Swifties Are Divided Over Taylor’s New Lyrics On “Better Than Revenge”
The track has been marred in controversy for some time.
It’s a good day to be a Swiftie. On July 7, Taylor Swift dropped Speak Now (Taylor’s Version), a revamped version of her 2010 album. Fans, especially those who’ve latched onto months-long theories that Speak Now will be re-released, have embraced the record with open arms. However, there’s some fans who are a bit hesitant in welcoming the album, especially with its new small changes. Many listeners noticed the singer toned down an offensive line in her track “Better Than Revenge,” and they’re pretty divided on the switch.
Ever since its release, “Better Than Revenge” has always stirred the pot. In the original version, Swift bitingly sings about a former partner who left her for another woman. Due to the timeline of its release, fans speculated the track was a nod to her ex-boyfriend Joe Jonas and his then new girlfriend, Camilla Belle. That irked theme comes alive in the chorus, where she coos:
“She’s not a saint, and she’s not what you think / She’s an actress, whoa / She’s better known for the things that she does / On the mattress, whoa.”

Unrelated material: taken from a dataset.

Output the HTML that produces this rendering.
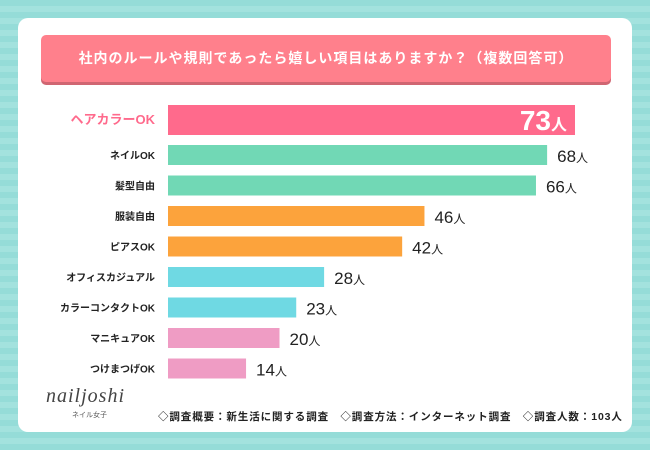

This line stuck with listeners, as Belle is an actress. According to Cosmopolitan, the two met on the set of the Jonas Brothers’ “Love Bug” music video in 2008. In October of that same year, Joe ended his relationship with Swift (ahem, the infamous 27-second breakup phone call) and he reportedly began dating Belle that same month.

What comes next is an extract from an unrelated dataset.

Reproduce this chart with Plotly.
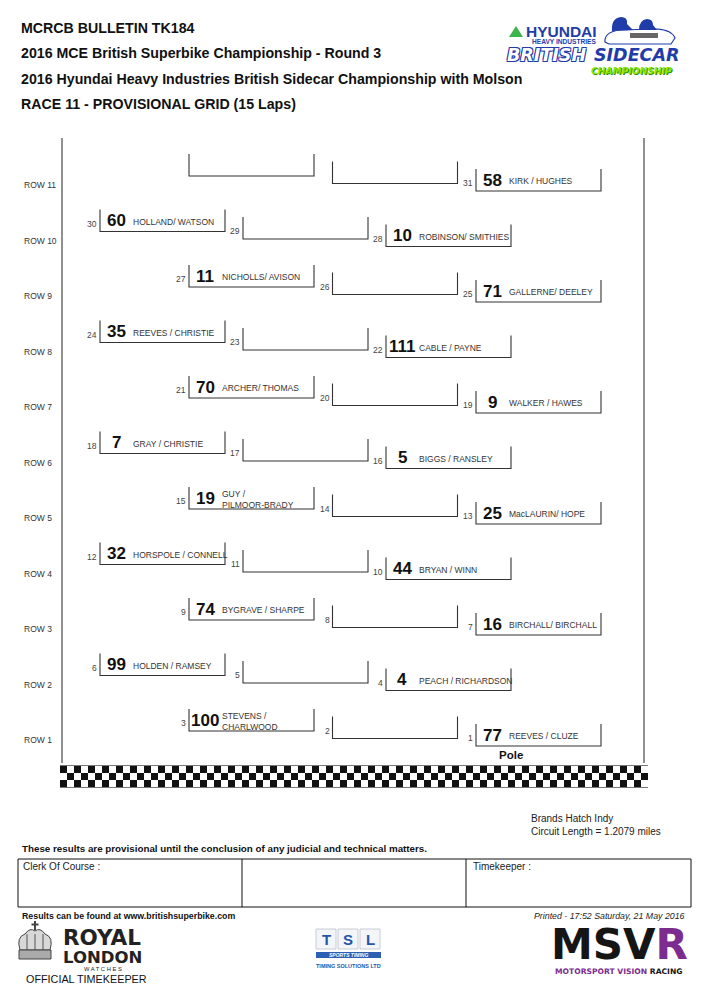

In the latest edition of “Better Than Revenge,” the latter lyrics were replaced to:
“He was a moth to the flame / She was holding the matches, whoa.”
In the years since the track’s release, both fans and music critics have lauded the verse as problematic and not politically correct. Swift later addressed the controversial line in a 2014 interview with The Guardian, seemingly noting she understood where the backlash came from.
“As a teenager, I didn’t understand that saying you’re a feminist is just saying that you hope women and men will have equal rights and equal opportunities,” Swift said at the time. “I was 18 when I wrote that. That’s the age you are when you think someone can actually take your boyfriend. Then you grow up and realize no one take someone from you if they don’t want to leave.”
That nearly nine-year acknowledgement paved way for the new lyrics to shine. However, it seems some Swifties wished that light would dim, and are split on if the track should’ve been updated.
IYDK, Paramore has revived performing their iconic track “Misery Business,” which totes a problematic line similar to Swift’s on “Better Than Revenge.” However, in recent years, Paramore’s lead vocalist Hayley Williams has addressed the controversy and intentionally skips over the line when singing live.
If Swift performs this updated version on her Eras Tour, fans might want to memorize the new lyrics.
While fans appreciate Swift’s effort, some believe the new lyrics feels clunky.
Speak Now (Taylor’s Version) is out now.